How Stella Got Her Groove Back

How Stella Got Her Groove Back
1998Romantic Comedy ∙ 2h 4min

Looking at the movie’s tagline, the only rule this boring-ass flick broke was the “keep crappy movies under an hour and a half” rule. The actual rule to which the tagline refers is the rule that older divorced women shouldn’t be allowed to have fun dating young Jamaican studs. And this is the plot device on which the entire movie sits. Over two hours of, “I’m too old for you. . .you’re too young for me!” Ugh, such lame drivel.

Anyway, so there’s this 40-something woman (Angela Bassett) who is divorced, with a pre-teen son and a hectic workaholic lifestyle. She never takes a break from her high-powered job and basically can’t get away for a date. Of course, she has a wisecracking best friend (Whoopi Goldberg) who convinces her to take a vacation in Jamaica, to get away from all the stress of the real world. After a bunch of waffling, she decides to go. Blah, blah, blah, she meets a young guy who is attracted to her (Taye Diggs) and she to him. She soon finds out he is 21 (or something like that) and immediately discounts him as too young, despite the fact she really wants to jump in bed with him. So she jumps in bed with him anyway.

Oh, did we mention his name: Winston Shakespeare! Anyway, they have a nice time, until it’s time for her to go home. There’s a bunch of “you used me” kind of stuff, etc. So she goes home, leaving Winston to wash dishes at the Jamaican resort. He ends up calling her, coming to visit, and moves in with her and her son. Bad stuff happens to her at work, everybody makes a huge deal about her dating this young guy (especially her) and the whole thing goes on and on. There are the typical, “oh, what would you and your mother like to eat?” and “I see you brought your son to the movies”. The plot also throws in a bunch of stuff about Bassett paying too much attention to her new beau and forgetting about her true friends and family. She is only reminded when they all start dying.

So, the message at the beginning of the movie is, “you’re not having enough fun”, and then it becomes “you’re having too much fun” and just to get even with you, we’re going to kill off a bunch of people. Of course, the dying stuff is probably just a cheap attempt by the screenwriter (or author as the case may be) to get the movie’s mostly female audience to shed a tear. (You know, get women coming out of the theater to say, “I laughed, I cried, I wanted to do Taye Diggs — he has such nice abs!”) First, Bassett looks younger than she is, Diggs looks older than he is supposed to be, so what’s the big deal? The whole thing is just seriously annoying.
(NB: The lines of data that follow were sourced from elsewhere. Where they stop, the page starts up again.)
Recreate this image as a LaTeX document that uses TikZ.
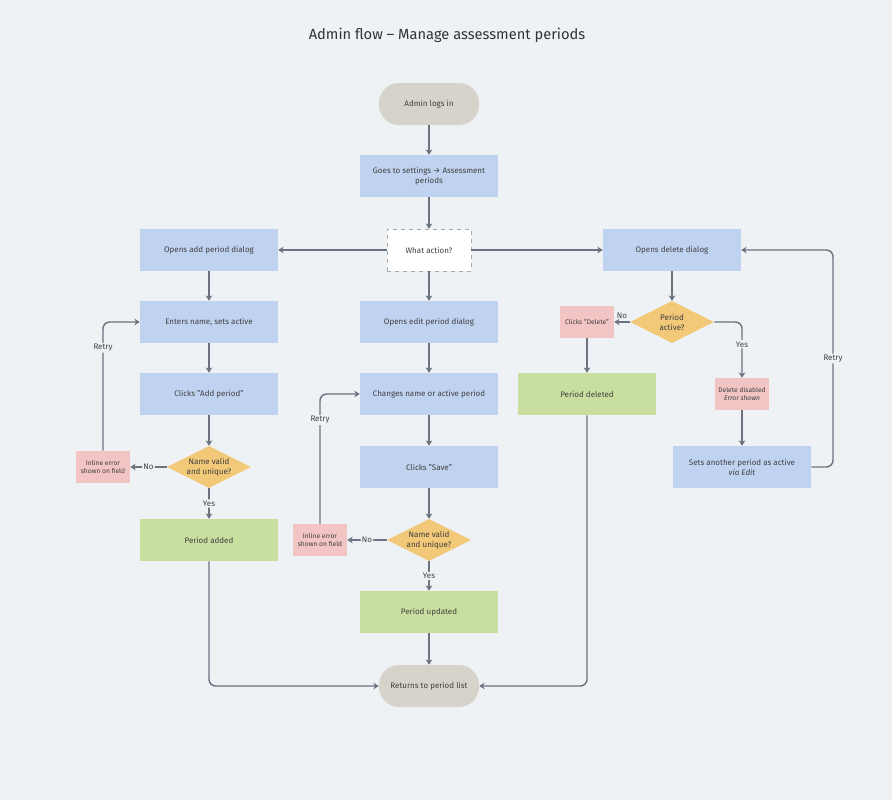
\documentclass[tikz,border=0pt]{standalone}
\usepackage{fontspec}
\setmainfont{Fira Sans}
\usetikzlibrary{shapes.geometric, arrows.meta}
\definecolor{bgc}{HTML}{EFF2F5}
\definecolor{linec}{HTML}{6B7380}
\definecolor{bluec}{HTML}{BFD3F0}
\definecolor{greenc}{HTML}{C9DF9F}
\definecolor{pinkc}{HTML}{F2C4C4}
\definecolor{yellowc}{HTML}{F2C879}
\definecolor{grayc}{HTML}{D6D3CA}
\tikzstyle{base} = [font=\fontsize{6}{7.5}\selectfont, text=black!75, align=center, inner sep=1pt]
\tikzstyle{startstop} = [base, rectangle, rounded corners=15pt, minimum width=75pt, minimum height=31.5pt, fill=grayc]
\tikzstyle{process} = [base, rectangle, minimum width=103.5pt, minimum height=31.5pt, fill=bluec]
\tikzstyle{done} = [process, fill=greenc]
\tikzstyle{errbox} = [base, rectangle, minimum width=40.5pt, minimum height=24pt, fill=pinkc, font=\fontsize{5}{6.5}\selectfont]
\tikzstyle{decision} = [base, diamond, aspect=2, minimum width=63pt, minimum height=31.5pt, inner sep=0pt, fill=yellowc]
\tikzstyle{choice} = [base, rectangle, minimum width=63pt, minimum height=31.5pt, fill=white, draw=linec!60, dashed]
\tikzstyle{arrow} = [draw=linec, line width=1.1pt, -{Stealth[length=4pt,width=5pt]}, rounded corners=5pt]
\tikzstyle{lbl} = [base, fill=bgc, font=\fontsize{6}{7}\selectfont]
\begin{document}
\begin{tikzpicture}[x=0.75pt, y=-0.75pt]
            \fill [bgc] (0,0) rectangle (892,800);
            \node [font=\fontsize{11}{13}\selectfont, text=black!80] at (447,35) (title) {Admin flow – Manage assessment periods};
            % main column
            \node [startstop] at (429,104) (start) {Admin logs in};
            \node [process] at (429,176) (settings) {Goes to settings → Assessment\\periods};
            \node [choice] at (429,250) (action) {What action?};
            % add branch
            \node [process] at (209,250) (adddlg) {Opens add period dialog};
            \node [process] at (209,322) (enter) {Enters name, sets active};
            \node [process] at (209,394) (clickadd) {Clicks "Add period"};
            \node [decision] at (209,467) (valid1) {Name valid\\and unique?};
            \node [errbox] at (103,467) (err1) {Inline error\\shown on field};
            \node [done] at (209,540) (added) {Period added};
            % edit branch
            \node [process] at (429,322) (editdlg) {Opens edit period dialog};
            \node [process] at (429,394) (change) {Changes name or active period};
            \node [process] at (429,467) (save) {Clicks "Save"};
            \node [decision] at (429,540) (valid2) {Name valid\\and unique?};
            \node [errbox] at (320,540) (err2) {Inline error\\shown on field};
            \node [done] at (429,612) (updated) {Period updated};
            \node [startstop] at (429,686) (stop) {Returns to period list};
            % delete branch
            \node [process] at (672,250) (deldlg) {Opens delete dialog};
            \node [decision] at (672,322) (active) {Period\\active?};
            \node [errbox] at (587,322) (clickdel) {Clicks "Delete"};
            \node [done] at (587,394) (deleted) {Period deleted};
            \node [errbox] at (742,394) (disabled) {Delete disabled\\\textit{Error shown}};
            \node [process] at (742,467) (setactive) {Sets another period as active\\\textit{via Edit}};
            \draw [arrow] (start) -- (settings);
            \draw [arrow] (settings) -- (action);
            \draw [arrow] (action) -- (adddlg);
            \draw [arrow] (action) -- (editdlg);
            \draw [arrow] (action) -- (deldlg);
            \draw [arrow] (adddlg) -- (enter);
            \draw [arrow] (enter) -- (clickadd);
            \draw [arrow] (clickadd) -- (valid1);
            \draw [arrow] (valid1) -- node[lbl] {No} (err1);
            \draw [arrow] (valid1) -- node[lbl] {Yes} (added);
            \draw [arrow] (err1) |- node[lbl, pos=0.4] {Retry} (enter);
            \draw [arrow] (editdlg) -- (change);
            \draw [arrow] (change) -- (save);
            \draw [arrow] (save) -- (valid2);
            \draw [arrow] (valid2) -- node[lbl] {No} (err2);
            \draw [arrow] (valid2) -- node[lbl] {Yes} (updated);
            \draw [arrow] (err2) |- node[lbl, pos=0.4] {Retry} (change);
            \draw [arrow] (updated) -- (stop);
            \draw [arrow] (added) |- (stop);
            \draw [arrow] (deleted) |- (stop);
            \draw [arrow] (deldlg) -- (active);
            \draw [arrow] (active) -- node[lbl, above=1pt, fill=none] {No} (clickdel);
            \draw [arrow] (clickdel) -- (deleted);
            \draw [arrow] (active) -| node[lbl, pos=0.7] {Yes} (disabled);
            \draw [arrow] (disabled) -- (setactive);
            \draw [arrow] (setactive.east) -- (833,467) |- node[lbl, pos=0.25] {Retry} (deldlg.east);
\end{tikzpicture}
\end{document}
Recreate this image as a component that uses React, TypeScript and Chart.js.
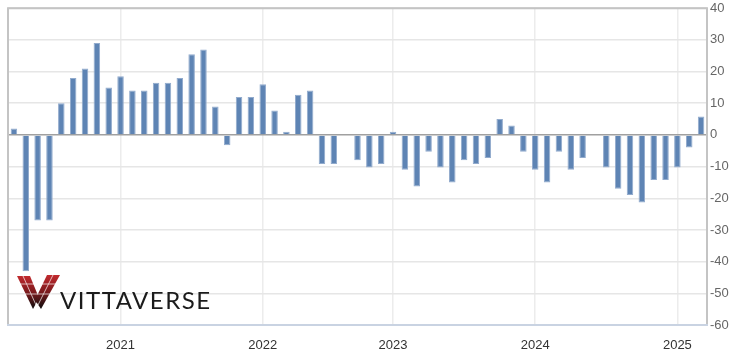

Diggs puts on a really bad Jamaican accent throughout the movie and does a lot(!) of smiling. I think the director, Kevin Rodney Sullivan, had some sort of infatuation with Diggs and told him mostly to shut up and look pretty. Sullivan really hasn’t done shit as far as directing goes (although he did play some really minor extra roles in some horrible movies) and obviously has no sense of pace or editing. The movie drags on and on until you seriously wish Diggs and Bassett would just die in a fiery wreck and get it over with. I honestly have no idea why I wasted over two hours of my life watching this abomination, but I can say that Terry McMillan has moved to the top of my list of worst authors of all time (She also wrote Waiting to Exhale). Of course, if you’re having trouble sleeping, or are thinking of checking out of this life, I heartily suggest this waste.